Write out exactly the lines between the line containing "Output the component" and the line containing "import * as", including both of those lines, and nothing more.

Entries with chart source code
_ _ _ _
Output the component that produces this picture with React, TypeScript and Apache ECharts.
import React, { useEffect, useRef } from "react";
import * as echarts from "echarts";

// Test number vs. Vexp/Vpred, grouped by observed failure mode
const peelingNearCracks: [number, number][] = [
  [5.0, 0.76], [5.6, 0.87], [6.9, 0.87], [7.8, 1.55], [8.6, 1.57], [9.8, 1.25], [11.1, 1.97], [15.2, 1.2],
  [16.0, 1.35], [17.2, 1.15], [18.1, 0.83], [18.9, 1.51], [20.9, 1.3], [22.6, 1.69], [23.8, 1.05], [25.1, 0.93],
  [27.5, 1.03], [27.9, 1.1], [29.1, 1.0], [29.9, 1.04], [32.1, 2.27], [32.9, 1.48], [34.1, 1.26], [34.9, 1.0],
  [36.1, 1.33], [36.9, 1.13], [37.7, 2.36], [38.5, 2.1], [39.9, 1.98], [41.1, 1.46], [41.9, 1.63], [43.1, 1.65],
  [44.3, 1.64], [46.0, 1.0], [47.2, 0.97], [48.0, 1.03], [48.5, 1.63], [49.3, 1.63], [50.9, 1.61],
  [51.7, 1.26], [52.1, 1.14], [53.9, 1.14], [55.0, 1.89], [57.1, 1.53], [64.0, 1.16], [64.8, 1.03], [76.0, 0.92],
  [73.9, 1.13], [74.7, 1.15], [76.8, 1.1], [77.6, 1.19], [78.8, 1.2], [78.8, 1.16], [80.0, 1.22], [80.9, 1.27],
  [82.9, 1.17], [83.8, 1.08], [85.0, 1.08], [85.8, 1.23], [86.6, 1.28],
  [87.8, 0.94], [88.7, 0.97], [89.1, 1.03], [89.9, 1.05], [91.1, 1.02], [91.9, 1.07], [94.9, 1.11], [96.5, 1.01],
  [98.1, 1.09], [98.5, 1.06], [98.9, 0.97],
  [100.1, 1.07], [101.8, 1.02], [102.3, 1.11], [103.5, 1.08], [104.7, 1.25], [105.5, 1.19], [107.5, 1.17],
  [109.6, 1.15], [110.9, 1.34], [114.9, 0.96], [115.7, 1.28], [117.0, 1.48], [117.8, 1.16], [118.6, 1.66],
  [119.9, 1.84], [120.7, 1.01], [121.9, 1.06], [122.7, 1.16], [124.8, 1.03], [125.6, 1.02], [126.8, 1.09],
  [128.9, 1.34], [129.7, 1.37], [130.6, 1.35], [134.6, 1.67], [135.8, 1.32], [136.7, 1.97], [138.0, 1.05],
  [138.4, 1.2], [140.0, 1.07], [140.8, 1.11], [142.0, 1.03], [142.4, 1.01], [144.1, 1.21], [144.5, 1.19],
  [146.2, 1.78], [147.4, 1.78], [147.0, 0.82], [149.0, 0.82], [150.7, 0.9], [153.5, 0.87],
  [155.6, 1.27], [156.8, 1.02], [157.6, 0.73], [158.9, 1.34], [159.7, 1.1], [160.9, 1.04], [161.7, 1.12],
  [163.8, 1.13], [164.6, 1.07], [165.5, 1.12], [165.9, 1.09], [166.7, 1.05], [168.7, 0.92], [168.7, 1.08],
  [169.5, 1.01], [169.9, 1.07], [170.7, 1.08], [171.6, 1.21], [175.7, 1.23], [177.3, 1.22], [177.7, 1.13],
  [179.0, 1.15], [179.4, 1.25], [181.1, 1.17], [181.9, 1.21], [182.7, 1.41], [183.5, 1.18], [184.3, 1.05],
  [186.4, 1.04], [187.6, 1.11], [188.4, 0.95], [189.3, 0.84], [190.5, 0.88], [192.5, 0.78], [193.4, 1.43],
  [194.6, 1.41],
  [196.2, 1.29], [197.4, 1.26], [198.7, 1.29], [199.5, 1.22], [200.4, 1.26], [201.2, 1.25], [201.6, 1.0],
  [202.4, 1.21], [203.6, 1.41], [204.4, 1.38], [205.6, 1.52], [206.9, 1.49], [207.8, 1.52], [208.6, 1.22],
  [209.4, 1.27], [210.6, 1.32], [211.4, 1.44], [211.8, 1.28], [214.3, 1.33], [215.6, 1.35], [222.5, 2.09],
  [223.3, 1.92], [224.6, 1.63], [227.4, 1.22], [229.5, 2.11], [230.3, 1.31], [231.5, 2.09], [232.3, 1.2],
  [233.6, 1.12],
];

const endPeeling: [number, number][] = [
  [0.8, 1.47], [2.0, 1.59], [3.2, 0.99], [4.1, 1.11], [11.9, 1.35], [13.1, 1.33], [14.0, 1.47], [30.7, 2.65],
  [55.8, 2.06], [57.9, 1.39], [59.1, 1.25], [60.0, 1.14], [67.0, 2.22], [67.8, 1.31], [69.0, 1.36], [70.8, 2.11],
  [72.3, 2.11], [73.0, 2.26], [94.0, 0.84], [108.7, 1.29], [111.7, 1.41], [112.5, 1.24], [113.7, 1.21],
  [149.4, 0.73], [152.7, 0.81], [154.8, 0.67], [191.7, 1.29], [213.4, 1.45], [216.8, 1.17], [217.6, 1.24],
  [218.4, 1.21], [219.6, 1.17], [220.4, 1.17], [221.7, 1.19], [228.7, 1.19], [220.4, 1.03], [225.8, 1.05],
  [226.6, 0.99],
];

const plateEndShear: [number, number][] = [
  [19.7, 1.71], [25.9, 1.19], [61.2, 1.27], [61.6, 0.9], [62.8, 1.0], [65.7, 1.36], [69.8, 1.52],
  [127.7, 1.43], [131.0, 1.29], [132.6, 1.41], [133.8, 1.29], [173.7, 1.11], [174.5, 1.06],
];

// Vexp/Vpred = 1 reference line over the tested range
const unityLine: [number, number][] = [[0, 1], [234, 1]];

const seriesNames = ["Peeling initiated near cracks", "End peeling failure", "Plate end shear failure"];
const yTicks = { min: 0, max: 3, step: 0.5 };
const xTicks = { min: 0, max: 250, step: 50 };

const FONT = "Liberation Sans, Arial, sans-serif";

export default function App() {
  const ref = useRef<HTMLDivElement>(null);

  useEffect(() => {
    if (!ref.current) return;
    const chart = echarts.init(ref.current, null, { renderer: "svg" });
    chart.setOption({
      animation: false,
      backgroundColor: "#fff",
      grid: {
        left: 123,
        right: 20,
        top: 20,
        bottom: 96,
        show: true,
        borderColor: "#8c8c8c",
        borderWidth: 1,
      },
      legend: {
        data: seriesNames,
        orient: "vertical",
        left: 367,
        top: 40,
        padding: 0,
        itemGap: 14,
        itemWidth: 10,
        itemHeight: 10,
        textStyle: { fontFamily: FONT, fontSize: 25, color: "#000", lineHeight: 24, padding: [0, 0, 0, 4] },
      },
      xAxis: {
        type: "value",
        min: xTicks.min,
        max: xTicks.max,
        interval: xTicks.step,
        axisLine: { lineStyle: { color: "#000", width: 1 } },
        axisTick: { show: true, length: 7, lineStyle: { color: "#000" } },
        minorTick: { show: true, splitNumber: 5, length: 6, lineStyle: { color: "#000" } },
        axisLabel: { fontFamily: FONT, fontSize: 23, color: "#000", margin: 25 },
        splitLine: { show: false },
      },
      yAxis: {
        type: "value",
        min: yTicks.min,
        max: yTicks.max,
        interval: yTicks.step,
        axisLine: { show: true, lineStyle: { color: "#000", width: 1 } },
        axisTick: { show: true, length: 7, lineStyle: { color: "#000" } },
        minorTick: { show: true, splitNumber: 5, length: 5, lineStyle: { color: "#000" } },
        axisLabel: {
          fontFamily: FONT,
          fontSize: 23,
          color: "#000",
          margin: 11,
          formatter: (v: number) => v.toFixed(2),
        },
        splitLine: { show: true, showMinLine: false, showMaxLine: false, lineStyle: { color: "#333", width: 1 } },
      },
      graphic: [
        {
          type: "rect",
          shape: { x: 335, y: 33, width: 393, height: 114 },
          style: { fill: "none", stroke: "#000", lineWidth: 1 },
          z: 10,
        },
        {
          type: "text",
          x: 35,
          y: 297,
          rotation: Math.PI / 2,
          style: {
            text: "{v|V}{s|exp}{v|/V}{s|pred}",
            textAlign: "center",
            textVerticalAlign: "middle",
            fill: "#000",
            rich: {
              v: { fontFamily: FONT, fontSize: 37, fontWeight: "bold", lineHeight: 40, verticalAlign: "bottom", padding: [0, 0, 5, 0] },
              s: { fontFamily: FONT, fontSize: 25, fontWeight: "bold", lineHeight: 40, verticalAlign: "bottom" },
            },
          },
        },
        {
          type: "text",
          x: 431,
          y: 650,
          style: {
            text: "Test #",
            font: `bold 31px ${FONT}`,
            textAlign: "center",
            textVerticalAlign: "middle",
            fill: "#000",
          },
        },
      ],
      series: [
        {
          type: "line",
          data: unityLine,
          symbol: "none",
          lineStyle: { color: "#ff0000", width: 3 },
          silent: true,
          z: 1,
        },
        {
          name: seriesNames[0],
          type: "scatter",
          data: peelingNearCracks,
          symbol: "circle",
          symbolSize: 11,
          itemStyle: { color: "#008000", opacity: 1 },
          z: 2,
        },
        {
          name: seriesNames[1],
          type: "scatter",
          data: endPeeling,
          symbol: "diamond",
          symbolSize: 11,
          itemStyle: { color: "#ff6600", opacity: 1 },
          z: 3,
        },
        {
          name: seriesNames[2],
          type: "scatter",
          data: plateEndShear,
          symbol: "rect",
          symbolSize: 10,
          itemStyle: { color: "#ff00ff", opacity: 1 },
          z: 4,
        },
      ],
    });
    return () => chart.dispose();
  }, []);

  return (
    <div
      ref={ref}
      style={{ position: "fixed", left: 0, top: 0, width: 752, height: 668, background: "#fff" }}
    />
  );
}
_ _ _ _
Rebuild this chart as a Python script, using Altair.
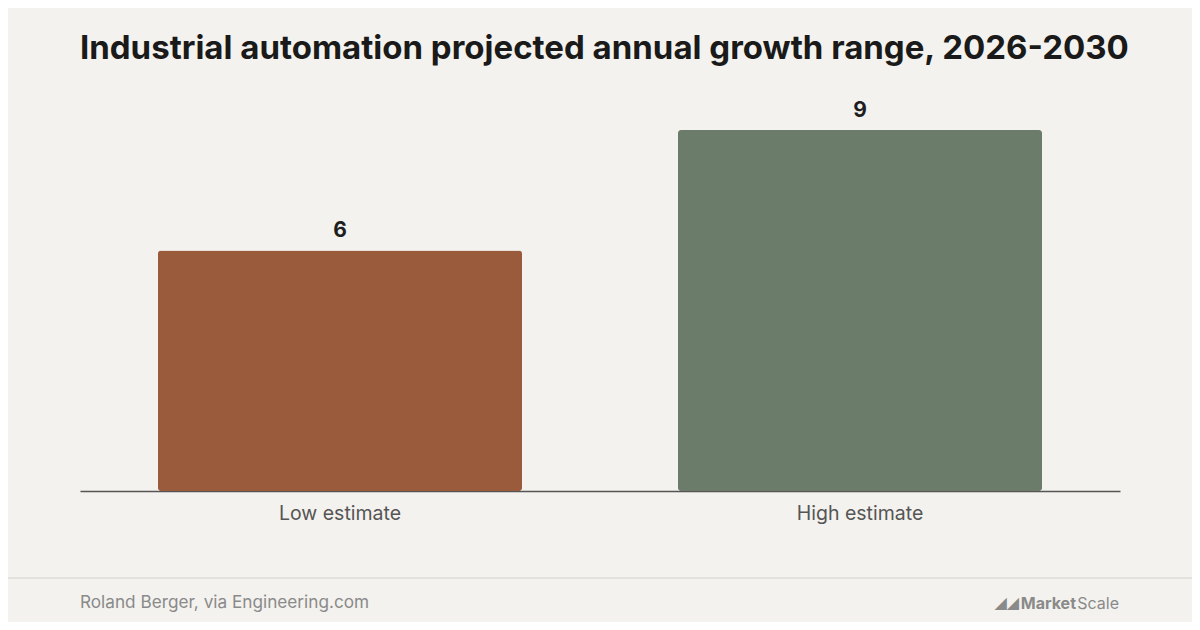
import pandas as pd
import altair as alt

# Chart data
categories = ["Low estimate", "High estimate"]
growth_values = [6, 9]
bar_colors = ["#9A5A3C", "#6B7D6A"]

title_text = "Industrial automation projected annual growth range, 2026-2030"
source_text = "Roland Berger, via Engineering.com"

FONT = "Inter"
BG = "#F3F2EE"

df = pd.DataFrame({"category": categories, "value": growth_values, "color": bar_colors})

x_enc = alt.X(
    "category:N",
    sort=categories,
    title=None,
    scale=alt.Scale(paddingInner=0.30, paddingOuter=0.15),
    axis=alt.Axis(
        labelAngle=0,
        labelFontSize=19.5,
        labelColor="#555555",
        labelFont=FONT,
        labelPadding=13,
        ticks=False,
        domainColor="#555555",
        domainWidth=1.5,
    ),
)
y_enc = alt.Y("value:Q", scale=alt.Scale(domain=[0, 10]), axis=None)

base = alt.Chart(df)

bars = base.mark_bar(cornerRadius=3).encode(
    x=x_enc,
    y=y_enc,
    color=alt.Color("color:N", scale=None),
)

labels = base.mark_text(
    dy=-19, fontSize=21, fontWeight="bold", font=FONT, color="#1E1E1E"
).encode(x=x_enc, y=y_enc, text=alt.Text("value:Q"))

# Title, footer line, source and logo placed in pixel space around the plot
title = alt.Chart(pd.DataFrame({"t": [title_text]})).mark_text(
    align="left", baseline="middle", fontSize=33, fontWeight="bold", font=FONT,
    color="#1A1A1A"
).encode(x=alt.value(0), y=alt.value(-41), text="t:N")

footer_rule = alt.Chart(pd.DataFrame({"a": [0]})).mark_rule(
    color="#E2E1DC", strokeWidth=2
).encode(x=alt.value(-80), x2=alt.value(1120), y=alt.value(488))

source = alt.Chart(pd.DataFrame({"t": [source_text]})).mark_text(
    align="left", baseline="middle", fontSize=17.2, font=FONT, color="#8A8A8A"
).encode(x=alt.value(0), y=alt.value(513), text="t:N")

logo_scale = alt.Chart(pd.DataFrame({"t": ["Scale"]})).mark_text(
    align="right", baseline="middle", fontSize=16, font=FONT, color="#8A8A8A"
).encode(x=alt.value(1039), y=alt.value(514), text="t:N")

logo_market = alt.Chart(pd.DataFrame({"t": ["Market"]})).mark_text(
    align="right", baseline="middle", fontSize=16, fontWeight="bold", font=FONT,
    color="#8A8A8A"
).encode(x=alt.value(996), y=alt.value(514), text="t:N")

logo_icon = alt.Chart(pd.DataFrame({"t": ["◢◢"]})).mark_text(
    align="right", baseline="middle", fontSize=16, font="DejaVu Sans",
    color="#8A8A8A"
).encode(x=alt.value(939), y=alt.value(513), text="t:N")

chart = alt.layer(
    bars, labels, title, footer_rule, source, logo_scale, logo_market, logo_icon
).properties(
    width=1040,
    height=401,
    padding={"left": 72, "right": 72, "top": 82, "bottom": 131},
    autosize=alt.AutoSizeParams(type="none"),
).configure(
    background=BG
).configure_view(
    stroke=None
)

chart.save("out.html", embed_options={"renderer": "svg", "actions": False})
_ _ _ _
- COMPLETE ANSWER -
Output the component that produces this picture with React, TypeScript and Apache ECharts.
import React, { useEffect, useRef } from "react";
import * as echarts from "echarts";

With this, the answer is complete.